Hacía maromas quien debía estirar su salario para llegar a fin de mes y era un maromero quien actuaba de manera que atraía la atención sobre sí. Un galán hacía maromas delante de una muchacha o le vendía listas para enamorarla. Emparrillarse no era lo que es ahora: transportarse en la parrilla de una bicicleta, sino acostarse, tenderse. Embalado no quería decir envuelto o envasado, sino precipitado, acalorado, furioso. Machacante no era el que machacaba, sino el ordenanza o ayudante, todo aquel que auxiliaba a otro en una labor manual. En Pinar del Río se llamaba sabina al curioso dado enterarse de lo que no le importaba, y en Camagüey era marcopérez una mujer más cursi que ridícula.

¡VAYA NOMBRECITOS!

Van cayendo en desuso patronímicos tradicionales como José, Andrés, Miguel, Bárbara, Antonio, Carmen, Aurora, Pedro, Ángel… Uno no puede dejar de alegrarse de que haya llegado la extinción para otros como Patrocinio, Socorro, Procopio, Melquíades… Nombres más o menos raros hubo siempre. Pero hay ahora nombrecitos que se las traen. Leoannis, Odielsys, Disley, Mape, Luibis, Taimí, Yoerkys, Yusimí, Zulaidys… que no se sabe, al leerlos o al escucharlos, a qué sexo corresponden. Un niño que hoy se llame Rafael o Marcos, Ángela o Javier podrá, con su nombre extraño, no sentirse cómodo entre las equis, las zetas y las yes de sus compañeros de estudio.

Claro que el lenguaje se hace y se enriquece todos los días, y si no se cuida, se deshace y empobrece. Por eso resulta válido el intento de rescatar, hasta dónde sea posible, las palabras de los abuelos, sin rechazar por ello las nuevas palabras. Pero sobre aprender a usarlas con propiedad. Recuerdo que una vez el poeta Eliseo Diego me dijo que la palabra era como un potro salvaje que uno tenía que domeñar.

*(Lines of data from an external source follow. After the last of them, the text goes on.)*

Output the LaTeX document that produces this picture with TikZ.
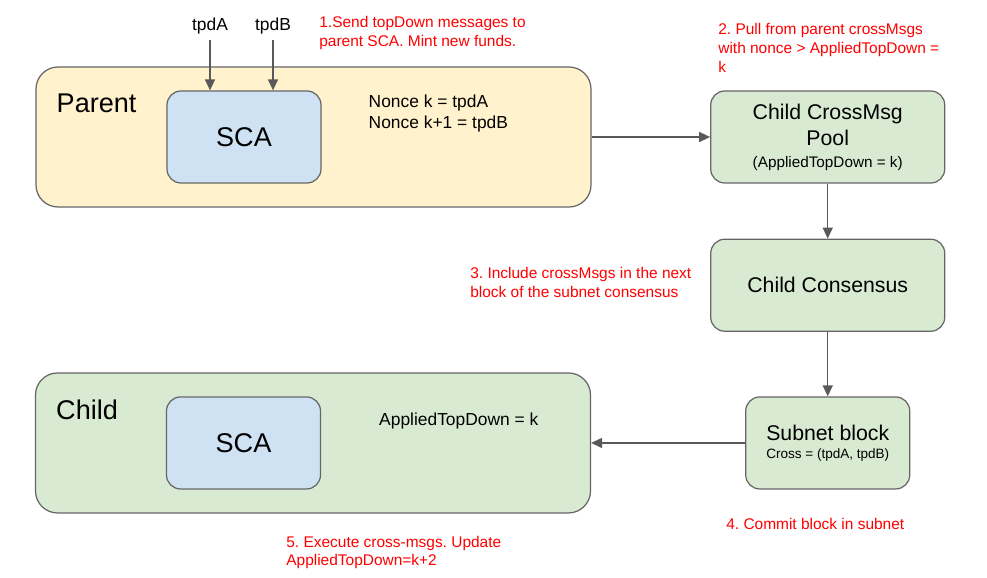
\documentclass[tikz,border=0pt]{standalone}
\usepackage{fontspec}
\setmainfont{Liberation Sans}
\usepackage{xcolor}
\usetikzlibrary{arrows.meta, positioning}

\definecolor{parentfill}{HTML}{FFF2CC}
\definecolor{childfill}{HTML}{D9EAD3}
\definecolor{scafill}{HTML}{CFE2F3}
\definecolor{edgegray}{HTML}{666666}
\definecolor{arrowgray}{HTML}{595959}

\frenchspacing

\begin{document}
\begin{tikzpicture}[
    font=\fontsize{9.9}{11.9}\selectfont,
    >={Triangle[length=2.2mm,width=2mm]},
    netbox/.style={
        rectangle,
        rounded corners=0.44cm,
        draw=edgegray,
        line width=0.7pt,
        minimum width=11.1cm,
        minimum height=2.8cm
    },
    sca/.style={
        rectangle,
        rounded corners=0.28cm,
        draw=edgegray,
        fill=scafill,
        line width=0.7pt,
        minimum width=3.08cm,
        minimum height=1.84cm,
        font=\fontsize{15.4}{18}\selectfont
    },
    process/.style={
        rectangle,
        rounded corners=0.28cm,
        draw=edgegray,
        fill=childfill,
        line width=0.7pt,
        align=center,
        minimum height=1.84cm,
        inner sep=2pt,
        font=\fontsize{12.1}{15.3}\selectfont
    },
    title/.style={anchor=west, inner sep=0pt, font=\fontsize{15.4}{18}\selectfont},
    note/.style={anchor=west, align=left, inner sep=0pt, text=red,
        font=\fontsize{8.8}{10.8}\selectfont},
    arrow/.style={->, draw=arrowgray, line width=0.85pt}
]
\useasboundingbox (0,0) rectangle (19.74,-11.56);

% Nodes
\node (parent) [netbox, fill=parentfill] at (6.27,-2.74) {};

\node (pool) [process, minimum width=4.68cm, right=2.37cm of parent]
{Child CrossMsg\\Pool\\[-3.2pt]
{\fontsize{8.7}{10.5}\selectfont (AppliedTopDown = k)}};

\node (cons) [process, minimum width=4.68cm, below=1.1cm of pool]
{Child Consensus};

\node (block) [process, minimum width=3.28cm, below=1.29cm of cons]
{Subnet block\\[-5pt]
{\fontsize{7.7}{9}\selectfont Cross = (tpdA, tpdB)}};

\node (child) [netbox, fill=childfill, left=3.08cm of block] {};

\node (sca1) [sca, right=2.62cm of parent.west] {SCA};
\node (sca2) [sca, right=2.62cm of child.west] {SCA};

\node (parentlbl) [title] at ([shift={(0.42,-0.74)}]parent.north west) {Parent};
\node (childlbl) [title] at ([shift={(0.42,-0.74)}]child.north west) {Child};

\node (nonce) [anchor=west, align=left, inner sep=0pt]
    at ([shift={(6.66,-0.95)}]parent.north west)
{Nonce k = tpdA\\Nonce k+1 = tpdB};

\node (applied) [anchor=west, inner sep=0pt]
    at ([shift={(6.88,-0.98)}]child.north west) {AppliedTopDown = k};

\node (tpda) at (4.2,-0.52) {tpdA};
\node (tpdb) at (5.46,-0.52) {tpdB};

% Notes
\node (n1) [note] at (6.38,-0.67)
{1.Send topDown messages to\\parent SCA. Mint new funds.};
\node (n2) [note] at (14.36,-0.96)
{2. Pull from parent crossMsgs\\with nonce > AppliedTopDown =\\k};
\node (n3) [note] at (9.4,-5.65)
{3. Include crossMsgs in the next\\block of the subnet consensus};
\node (n4) [note] at (14.52,-10.48) {4. Commit block in subnet};
\node (n5) [note] at (5.72,-11.05)
{5. Execute cross-msgs. Update\\AppliedTopDown=k+2};

% Arrows
\draw [arrow] (tpda) -- (tpda.south |- sca1.north);
\draw [arrow] (tpdb) -- (tpdb.south |- sca1.north);

\draw [arrow] (parent) -- (pool);
\draw [arrow] (pool) -- (cons);
\draw [arrow] (cons) -- (block);
\draw [arrow] (block) -- (child);

\end{tikzpicture}
\end{document}
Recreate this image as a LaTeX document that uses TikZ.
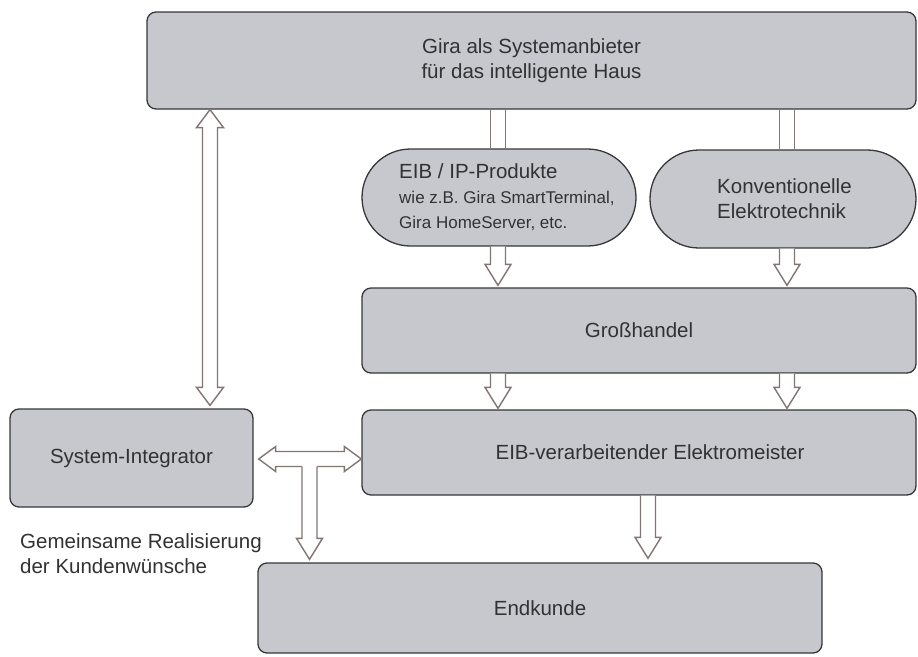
\documentclass[tikz,border=0pt]{standalone}
\usepackage{fontspec}
\setmainfont{Liberation Sans}
\usetikzlibrary{shapes.misc,calc}
\definecolor{boxfill}{RGB}{198,200,205}
\definecolor{boxline}{RGB}{55,55,58}
\definecolor{arrline}{RGB}{128,118,115}
\definecolor{txt}{RGB}{50,50,52}
\newcommand\mainsz{\fontsize{20.5}{25}\selectfont}
\newcommand\smallsz{\fontsize{17}{20}\selectfont}
% hollow down arrow: #1 start (top), #2 tip (bottom)
\newcommand\arrdown[2]{%
  \filldraw[harrow] ([xshift=-7.5pt]#1) -- ([xshift=-7.5pt,yshift=21pt]#2) -- ([xshift=-13pt,yshift=21pt]#2) -- (#2) -- ([xshift=13pt,yshift=21pt]#2) -- ([xshift=7.5pt,yshift=21pt]#2) -- ([xshift=7.5pt]#1);}
\newcommand\shaftonly[2]{%
  \draw[harrow] ([xshift=-7.5pt]#1) -- ([xshift=-7.5pt]#2) ([xshift=7.5pt]#1) -- ([xshift=7.5pt]#2);}
\begin{document}
\begin{tikzpicture}[x=1pt,y=-1pt,
  box/.style={draw=boxline,fill=boxfill,line width=1.3pt,rounded corners=9pt,inner sep=0pt,text=txt,font=\mainsz,align=center},
  pill/.style={rounded rectangle,draw=boxline,fill=boxfill,line width=1.3pt,inner sep=0pt},
  lbl/.style={inner sep=0pt,text=txt,font=\mainsz,align=left},
  harrow/.style={draw=arrline,fill=white,line width=1.4pt,line join=miter}]
\useasboundingbox (0,0) rectangle (918,656);

% boxes
\node[box,minimum width=769pt,minimum height=97pt] (T) at (531.5,60.5) {Gira als Systemanbieter\\für das intelligente Haus};
\node[pill,minimum width=274pt,minimum height=97pt] (P1) at (499,197.5) {};
\node[lbl,anchor=west] (P1t) at (399,197.5) {EIB / IP-Produkte\\{\smallsz wie z.B. Gira SmartTerminal,}\\{\smallsz Gira HomeServer, etc.}};
\node[pill,minimum width=266pt,minimum height=98pt] (P2) at (783,199) {};
\node[lbl,anchor=west] (P2t) at (717,199) {Konventionelle\\Elektrotechnik};
\node[box,minimum width=554pt,minimum height=85pt] (G) at (639,330.5) {Großhandel};
\node[box,minimum width=554pt,minimum height=85pt] (E) at (639,452.5) {};
\node[lbl] (Et) at (650,452.5) {EIB-verarbeitender Elektromeister};
\node[box,minimum width=243pt,minimum height=98pt] (S) at (131.5,458) {System-Integrator};
\node[box,minimum width=564pt,minimum height=90pt] (K) at (540,608) {Endkunde};
\node[lbl,anchor=north west] (note) at (20,533) {Gemeinsame Realisierung\\der Kundenwünsche};

% reference x positions
\coordinate (xl) at (498,0);
\coordinate (xr) at (787,0);
\coordinate (xk) at (648,0);
\coordinate (xs) at (210,0);

% shafts top box -> pills
\coordinate (a1s) at (xl |- T.south);
\coordinate (a1e) at (xl |- P1.north);
\shaftonly{a1s}{a1e}
\coordinate (a2s) at (xr |- T.south);
\coordinate (a2e) at (xr |- P2.north);
\shaftonly{a2s}{a2e}

% pills -> Grosshandel
\coordinate (a3s) at (xl |- P1.south);
\coordinate (a3e0) at (xl |- G.north);
\coordinate (a3e) at ([yshift=2pt]a3e0);
\arrdown{a3s}{a3e}
\coordinate (a4s) at (xr |- P2.south);
\coordinate (a4e0) at (xr |- G.north);
\coordinate (a4e) at ([yshift=2pt]a4e0);
\arrdown{a4s}{a4e}

% Grosshandel -> Elektromeister
\coordinate (a5s) at (xl |- G.south);
\coordinate (a5e0) at (xl |- E.north);
\coordinate (a5e) at ([yshift=1pt]a5e0);
\arrdown{a5s}{a5e}
\coordinate (a6s) at (xr |- G.south);
\coordinate (a6e0) at (xr |- E.north);
\coordinate (a6e) at ([yshift=1pt]a6e0);
\arrdown{a6s}{a6e}

% Elektromeister -> Endkunde
\coordinate (a7s) at (xk |- E.south);
\coordinate (a7e0) at (xk |- K.north);
\coordinate (a7e) at ([yshift=4pt]a7e0);
\arrdown{a7s}{a7e}

% double vertical: top box <-> System-Integrator
\coordinate (vt) at (xs |- T.south);
\coordinate (vb0) at (xs |- S.north);
\coordinate (vb) at ([yshift=3pt]vb0);
\filldraw[harrow] (vt) -- ([xshift=13.5pt,yshift=-18pt]vt) -- ([xshift=7.5pt,yshift=-18pt]vt)
  -- ([xshift=7.5pt,yshift=18pt]vb) -- ([xshift=13.5pt,yshift=18pt]vb) -- (vb)
  -- ([xshift=-13.5pt,yshift=18pt]vb) -- ([xshift=-7.5pt,yshift=18pt]vb)
  -- ([xshift=-7.5pt,yshift=-18pt]vt) -- ([xshift=-13.5pt,yshift=-18pt]vt) -- cycle;

% double horizontal: System-Integrator <-> Elektromeister
\coordinate (hl) at ([xshift=5pt,yshift=-1pt]S.east);
\coordinate (hr) at (hl -| E.west);
\filldraw[harrow] (hl) -- ([xshift=17pt,yshift=12.5pt]hl) -- ([xshift=17pt,yshift=7.5pt]hl)
  -- ([xshift=-17pt,yshift=7.5pt]hr) -- ([xshift=-17pt,yshift=12.5pt]hr) -- (hr)
  -- ([xshift=-17pt,yshift=-12.5pt]hr) -- ([xshift=-17pt,yshift=-7.5pt]hr)
  -- ([xshift=17pt,yshift=-7.5pt]hl) -- ([xshift=17pt,yshift=-12.5pt]hl) -- cycle;

% branch down to Endkunde
\coordinate (xj) at (309.5,0);
\coordinate (j) at (xj |- hl);
\coordinate (jb) at ([yshift=-7.5pt]j);
\coordinate (je0) at (xj |- K.north);
\coordinate (je) at ([yshift=3pt]je0);
\fill[white] ([xshift=-7.5pt]j) -- ([xshift=-7.5pt,yshift=21pt]je) -- ([xshift=-13pt,yshift=21pt]je) -- (je) -- ([xshift=13pt,yshift=21pt]je) -- ([xshift=7.5pt,yshift=21pt]je) -- ([xshift=7.5pt]j) -- cycle;
\draw[harrow,fill=none] ([xshift=-7.5pt]jb) -- ([xshift=-7.5pt,yshift=21pt]je) -- ([xshift=-13pt,yshift=21pt]je) -- (je) -- ([xshift=13pt,yshift=21pt]je) -- ([xshift=7.5pt,yshift=21pt]je) -- ([xshift=7.5pt]jb);
\end{tikzpicture}
\end{document}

Por eso no resisto a cerrar esta página sin reproducir el texto de dos carteles que vi en estos días. Uno, en una oficina pública, dice:

Atención a la población
Lunes, miércoles y viernes
De 8:30 a 4:30
Horario aperturizado
Martes y jueves
De 8:30 a 7:30

Y este otro, en la vidriera de una juguetería del Vedado:

“Mercancía rebajada de precio por pérdida de atributos”.